▸ Instructions to follow: Reproduce, exactly and in full, only the lines below from the one containing "Write the matplotlib code for this chart." through the one containing "ax = fig.add_axes([0.3564, 0.129, 0.6148, 0.856])".

▸ Data listing:
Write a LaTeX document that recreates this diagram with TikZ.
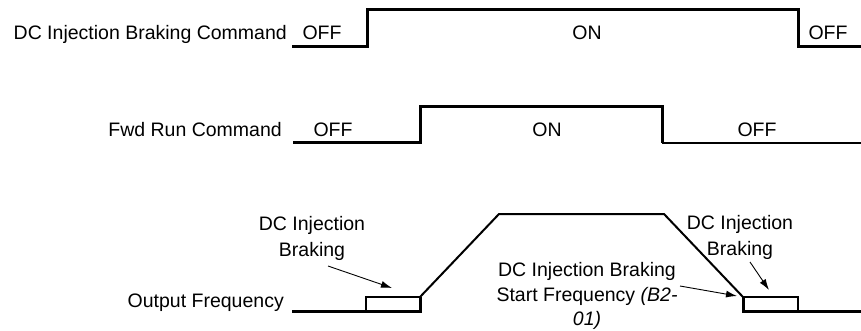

* * *

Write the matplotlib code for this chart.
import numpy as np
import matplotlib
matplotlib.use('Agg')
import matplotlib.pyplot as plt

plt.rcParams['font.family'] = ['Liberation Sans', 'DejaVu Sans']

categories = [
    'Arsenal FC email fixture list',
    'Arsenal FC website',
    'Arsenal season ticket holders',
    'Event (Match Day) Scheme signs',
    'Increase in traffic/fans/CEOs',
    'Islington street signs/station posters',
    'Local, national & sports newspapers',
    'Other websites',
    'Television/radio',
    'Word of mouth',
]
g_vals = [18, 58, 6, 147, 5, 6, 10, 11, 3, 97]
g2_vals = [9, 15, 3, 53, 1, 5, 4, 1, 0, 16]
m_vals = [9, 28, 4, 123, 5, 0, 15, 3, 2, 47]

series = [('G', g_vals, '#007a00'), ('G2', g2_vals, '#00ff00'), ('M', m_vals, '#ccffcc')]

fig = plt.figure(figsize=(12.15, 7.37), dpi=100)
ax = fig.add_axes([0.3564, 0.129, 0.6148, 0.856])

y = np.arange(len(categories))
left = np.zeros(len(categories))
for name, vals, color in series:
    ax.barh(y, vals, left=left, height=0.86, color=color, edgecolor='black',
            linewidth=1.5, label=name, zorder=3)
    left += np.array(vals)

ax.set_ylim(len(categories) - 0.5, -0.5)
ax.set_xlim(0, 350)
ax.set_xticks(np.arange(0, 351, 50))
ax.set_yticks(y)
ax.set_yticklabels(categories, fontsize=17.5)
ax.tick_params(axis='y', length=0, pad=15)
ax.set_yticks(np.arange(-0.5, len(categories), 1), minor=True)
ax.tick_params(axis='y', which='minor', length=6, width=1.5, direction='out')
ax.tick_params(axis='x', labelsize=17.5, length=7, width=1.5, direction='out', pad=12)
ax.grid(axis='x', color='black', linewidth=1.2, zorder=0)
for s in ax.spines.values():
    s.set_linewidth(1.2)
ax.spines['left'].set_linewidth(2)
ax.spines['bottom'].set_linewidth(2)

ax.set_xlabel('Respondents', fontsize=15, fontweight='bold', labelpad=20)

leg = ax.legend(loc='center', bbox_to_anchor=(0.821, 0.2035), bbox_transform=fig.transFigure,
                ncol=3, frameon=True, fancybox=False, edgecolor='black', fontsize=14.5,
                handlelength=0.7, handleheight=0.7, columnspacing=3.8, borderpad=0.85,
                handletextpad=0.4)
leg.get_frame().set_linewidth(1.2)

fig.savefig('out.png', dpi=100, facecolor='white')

▸ Solution for this task:
Write the matplotlib code for this chart.
import numpy as np
import matplotlib
matplotlib.use('Agg')
import matplotlib.pyplot as plt

plt.rcParams['font.family'] = ['Liberation Sans', 'DejaVu Sans']

categories = [
    'Arsenal FC email fixture list',
    'Arsenal FC website',
    'Arsenal season ticket holders',
    'Event (Match Day) Scheme signs',
    'Increase in traffic/fans/CEOs',
    'Islington street signs/station posters',
    'Local, national & sports newspapers',
    'Other websites',
    'Television/radio',
    'Word of mouth',
]
g_vals = [18, 58, 6, 147, 5, 6, 10, 11, 3, 97]
g2_vals = [9, 15, 3, 53, 1, 5, 4, 1, 0, 16]
m_vals = [9, 28, 4, 123, 5, 0, 15, 3, 2, 47]

series = [('G', g_vals, '#007a00'), ('G2', g2_vals, '#00ff00'), ('M', m_vals, '#ccffcc')]

fig = plt.figure(figsize=(12.15, 7.37), dpi=100)
ax = fig.add_axes([0.3564, 0.129, 0.6148, 0.856])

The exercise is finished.